YOUR TASK
Copy each line of the records that contains the word "this".

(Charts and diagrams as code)

[Start]

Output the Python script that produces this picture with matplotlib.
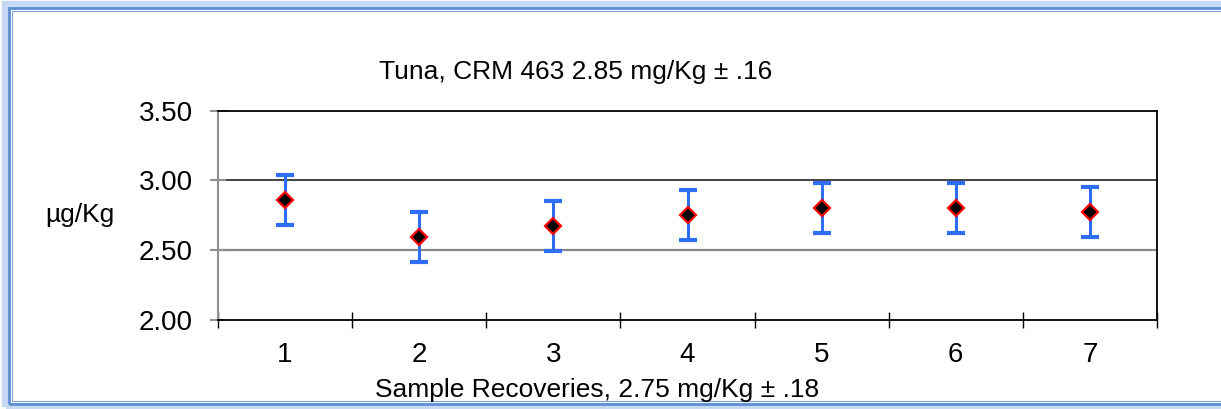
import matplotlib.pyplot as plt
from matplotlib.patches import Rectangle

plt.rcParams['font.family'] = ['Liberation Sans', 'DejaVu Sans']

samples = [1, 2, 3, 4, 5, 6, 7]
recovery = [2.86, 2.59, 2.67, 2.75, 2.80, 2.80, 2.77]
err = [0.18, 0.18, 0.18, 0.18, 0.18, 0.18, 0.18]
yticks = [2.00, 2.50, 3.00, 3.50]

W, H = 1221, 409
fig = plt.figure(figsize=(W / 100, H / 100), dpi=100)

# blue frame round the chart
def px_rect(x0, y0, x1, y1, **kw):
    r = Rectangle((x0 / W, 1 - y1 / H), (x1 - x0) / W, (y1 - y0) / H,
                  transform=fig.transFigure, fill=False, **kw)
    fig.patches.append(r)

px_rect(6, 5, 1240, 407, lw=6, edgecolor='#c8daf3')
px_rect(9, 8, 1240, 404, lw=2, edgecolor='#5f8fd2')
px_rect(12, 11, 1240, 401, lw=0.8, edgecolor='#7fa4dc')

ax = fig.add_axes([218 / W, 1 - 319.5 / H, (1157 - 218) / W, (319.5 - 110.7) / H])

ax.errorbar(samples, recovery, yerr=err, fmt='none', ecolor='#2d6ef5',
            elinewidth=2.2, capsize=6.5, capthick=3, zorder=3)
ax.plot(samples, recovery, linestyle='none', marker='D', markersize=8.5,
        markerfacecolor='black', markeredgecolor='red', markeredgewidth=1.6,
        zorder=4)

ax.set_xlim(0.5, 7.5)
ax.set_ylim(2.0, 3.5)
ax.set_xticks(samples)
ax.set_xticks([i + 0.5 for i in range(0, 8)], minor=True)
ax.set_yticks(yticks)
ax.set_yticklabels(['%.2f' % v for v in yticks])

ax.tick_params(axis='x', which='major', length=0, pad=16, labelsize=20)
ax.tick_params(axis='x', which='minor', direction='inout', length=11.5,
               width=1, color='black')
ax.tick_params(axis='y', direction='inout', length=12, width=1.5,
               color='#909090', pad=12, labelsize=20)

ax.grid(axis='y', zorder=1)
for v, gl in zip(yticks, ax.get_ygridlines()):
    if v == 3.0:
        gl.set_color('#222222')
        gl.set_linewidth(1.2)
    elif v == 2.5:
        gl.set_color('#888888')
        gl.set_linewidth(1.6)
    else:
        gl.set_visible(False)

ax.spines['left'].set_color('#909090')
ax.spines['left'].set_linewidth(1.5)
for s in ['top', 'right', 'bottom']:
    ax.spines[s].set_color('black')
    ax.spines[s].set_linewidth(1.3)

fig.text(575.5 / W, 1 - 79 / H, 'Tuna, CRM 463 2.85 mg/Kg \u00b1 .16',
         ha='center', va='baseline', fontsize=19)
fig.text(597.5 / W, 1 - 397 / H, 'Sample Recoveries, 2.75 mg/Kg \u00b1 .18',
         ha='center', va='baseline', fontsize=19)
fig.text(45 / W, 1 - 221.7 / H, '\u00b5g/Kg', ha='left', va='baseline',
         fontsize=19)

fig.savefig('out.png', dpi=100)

[End]
[Start]

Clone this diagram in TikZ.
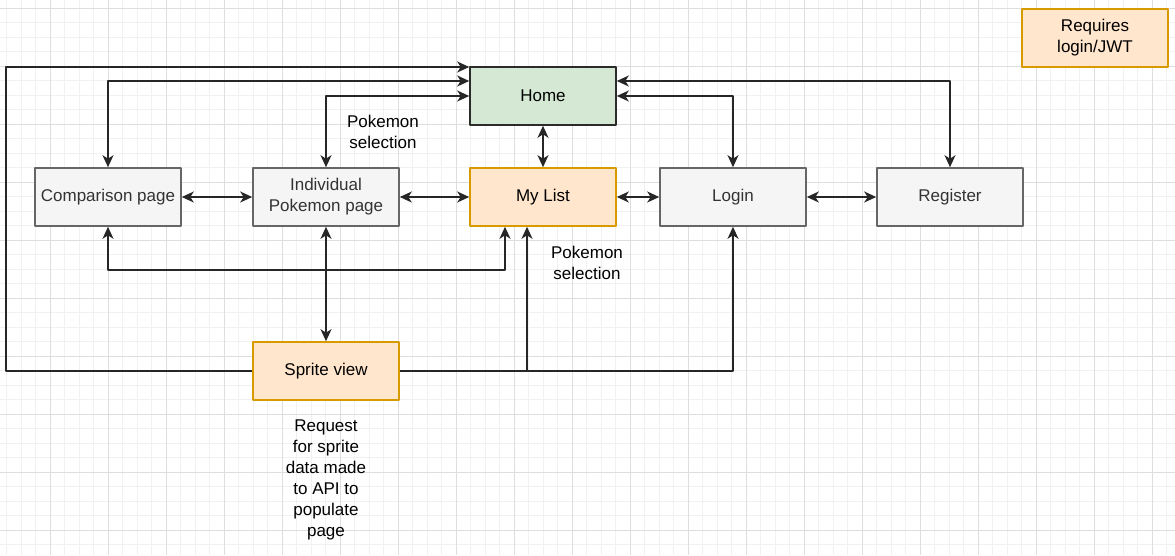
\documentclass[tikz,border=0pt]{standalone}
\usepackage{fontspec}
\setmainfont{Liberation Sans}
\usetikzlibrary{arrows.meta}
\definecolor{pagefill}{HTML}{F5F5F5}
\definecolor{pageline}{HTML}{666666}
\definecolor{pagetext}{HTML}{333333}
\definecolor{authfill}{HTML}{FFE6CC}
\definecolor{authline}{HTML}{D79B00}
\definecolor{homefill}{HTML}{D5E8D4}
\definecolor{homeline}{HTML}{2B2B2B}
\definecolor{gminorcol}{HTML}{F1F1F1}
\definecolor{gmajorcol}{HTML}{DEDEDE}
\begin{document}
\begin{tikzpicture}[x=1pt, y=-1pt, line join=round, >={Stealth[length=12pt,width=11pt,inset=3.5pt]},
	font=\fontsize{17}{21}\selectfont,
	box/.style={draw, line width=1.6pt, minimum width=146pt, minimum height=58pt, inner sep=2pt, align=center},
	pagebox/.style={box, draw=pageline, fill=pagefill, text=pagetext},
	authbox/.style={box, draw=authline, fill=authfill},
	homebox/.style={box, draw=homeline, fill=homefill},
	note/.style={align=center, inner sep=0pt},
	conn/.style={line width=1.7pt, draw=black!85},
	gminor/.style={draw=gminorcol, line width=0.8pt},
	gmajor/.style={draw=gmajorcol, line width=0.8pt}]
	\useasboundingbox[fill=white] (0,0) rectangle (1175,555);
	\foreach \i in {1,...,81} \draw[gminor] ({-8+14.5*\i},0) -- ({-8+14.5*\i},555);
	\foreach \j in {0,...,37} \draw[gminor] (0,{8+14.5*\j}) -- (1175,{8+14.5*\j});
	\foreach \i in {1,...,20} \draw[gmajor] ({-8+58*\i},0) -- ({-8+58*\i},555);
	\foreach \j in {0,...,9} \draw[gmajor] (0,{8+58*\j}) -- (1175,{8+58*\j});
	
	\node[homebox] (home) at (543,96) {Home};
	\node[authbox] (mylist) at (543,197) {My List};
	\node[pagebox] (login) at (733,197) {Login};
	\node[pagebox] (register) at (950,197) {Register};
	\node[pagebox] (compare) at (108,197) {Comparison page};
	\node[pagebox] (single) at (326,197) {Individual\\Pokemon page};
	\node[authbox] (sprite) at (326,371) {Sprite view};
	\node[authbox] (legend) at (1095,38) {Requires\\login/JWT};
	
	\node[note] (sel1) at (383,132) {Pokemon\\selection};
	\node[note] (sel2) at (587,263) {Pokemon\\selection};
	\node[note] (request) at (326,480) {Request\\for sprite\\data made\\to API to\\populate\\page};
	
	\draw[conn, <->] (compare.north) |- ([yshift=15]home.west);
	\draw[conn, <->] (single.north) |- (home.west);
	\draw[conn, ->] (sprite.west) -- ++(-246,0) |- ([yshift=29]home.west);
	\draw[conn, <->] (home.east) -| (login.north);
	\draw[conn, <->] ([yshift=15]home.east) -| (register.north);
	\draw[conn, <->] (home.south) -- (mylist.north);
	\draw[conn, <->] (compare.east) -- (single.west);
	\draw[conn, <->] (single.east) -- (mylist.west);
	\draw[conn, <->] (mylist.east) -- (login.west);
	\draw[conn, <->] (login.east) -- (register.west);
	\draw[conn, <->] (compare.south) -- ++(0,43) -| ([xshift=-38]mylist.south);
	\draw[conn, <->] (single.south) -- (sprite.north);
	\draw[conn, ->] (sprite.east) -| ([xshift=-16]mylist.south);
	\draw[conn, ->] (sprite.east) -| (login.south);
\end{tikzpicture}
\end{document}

[End]
[Start]

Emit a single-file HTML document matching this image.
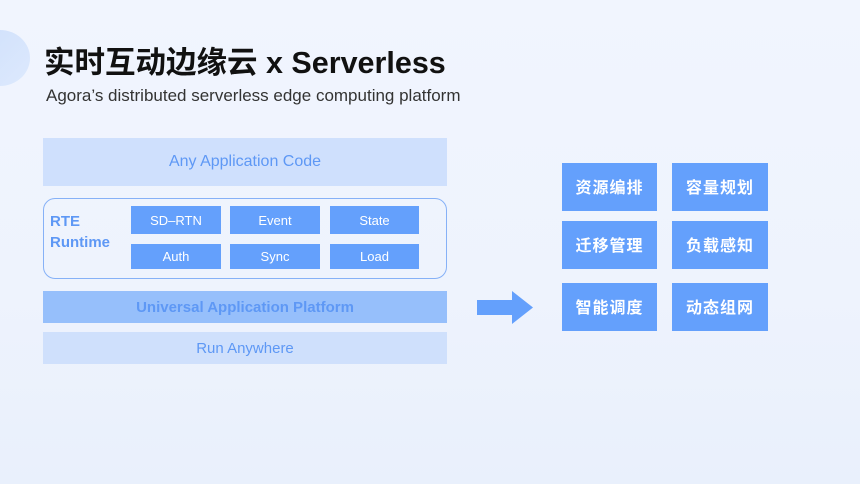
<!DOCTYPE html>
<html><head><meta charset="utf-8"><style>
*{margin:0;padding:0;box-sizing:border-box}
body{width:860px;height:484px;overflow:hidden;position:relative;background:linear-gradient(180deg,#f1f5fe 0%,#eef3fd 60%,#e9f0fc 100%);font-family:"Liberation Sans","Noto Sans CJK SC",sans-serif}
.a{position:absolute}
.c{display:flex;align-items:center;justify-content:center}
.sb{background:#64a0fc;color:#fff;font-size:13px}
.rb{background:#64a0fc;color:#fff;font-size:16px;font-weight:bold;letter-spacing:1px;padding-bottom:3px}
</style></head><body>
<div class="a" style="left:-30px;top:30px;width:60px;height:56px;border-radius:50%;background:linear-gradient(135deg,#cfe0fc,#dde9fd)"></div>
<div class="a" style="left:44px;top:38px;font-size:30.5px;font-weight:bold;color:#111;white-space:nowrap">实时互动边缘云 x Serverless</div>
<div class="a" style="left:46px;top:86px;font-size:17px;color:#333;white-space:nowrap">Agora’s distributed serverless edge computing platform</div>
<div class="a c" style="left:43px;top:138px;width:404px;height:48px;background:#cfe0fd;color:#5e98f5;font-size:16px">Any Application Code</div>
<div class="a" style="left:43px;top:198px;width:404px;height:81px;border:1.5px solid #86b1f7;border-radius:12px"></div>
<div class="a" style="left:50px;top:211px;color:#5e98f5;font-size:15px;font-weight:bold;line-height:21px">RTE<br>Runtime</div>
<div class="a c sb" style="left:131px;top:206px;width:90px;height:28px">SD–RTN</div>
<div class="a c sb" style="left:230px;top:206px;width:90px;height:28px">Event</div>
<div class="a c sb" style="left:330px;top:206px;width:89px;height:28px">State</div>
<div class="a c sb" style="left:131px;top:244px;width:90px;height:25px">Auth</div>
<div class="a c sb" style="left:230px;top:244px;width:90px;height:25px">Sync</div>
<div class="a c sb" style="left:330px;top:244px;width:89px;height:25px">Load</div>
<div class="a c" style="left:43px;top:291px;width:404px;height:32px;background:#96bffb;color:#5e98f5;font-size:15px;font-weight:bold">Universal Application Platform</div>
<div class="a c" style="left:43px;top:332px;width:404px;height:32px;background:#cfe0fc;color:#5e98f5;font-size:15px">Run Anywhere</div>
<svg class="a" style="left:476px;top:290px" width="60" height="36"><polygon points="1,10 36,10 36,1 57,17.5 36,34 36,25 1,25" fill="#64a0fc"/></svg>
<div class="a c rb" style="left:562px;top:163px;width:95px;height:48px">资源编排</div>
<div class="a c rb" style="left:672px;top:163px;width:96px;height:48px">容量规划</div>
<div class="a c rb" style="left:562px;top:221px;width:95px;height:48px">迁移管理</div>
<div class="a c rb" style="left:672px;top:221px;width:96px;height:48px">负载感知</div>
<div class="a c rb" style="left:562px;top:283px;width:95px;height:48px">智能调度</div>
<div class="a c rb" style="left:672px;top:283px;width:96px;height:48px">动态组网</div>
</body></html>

[End]

ANSWER TO THE PROBLEM
Output the Python script that produces this picture with matplotlib.
Clone this diagram in TikZ.
Emit a single-file HTML document matching this image.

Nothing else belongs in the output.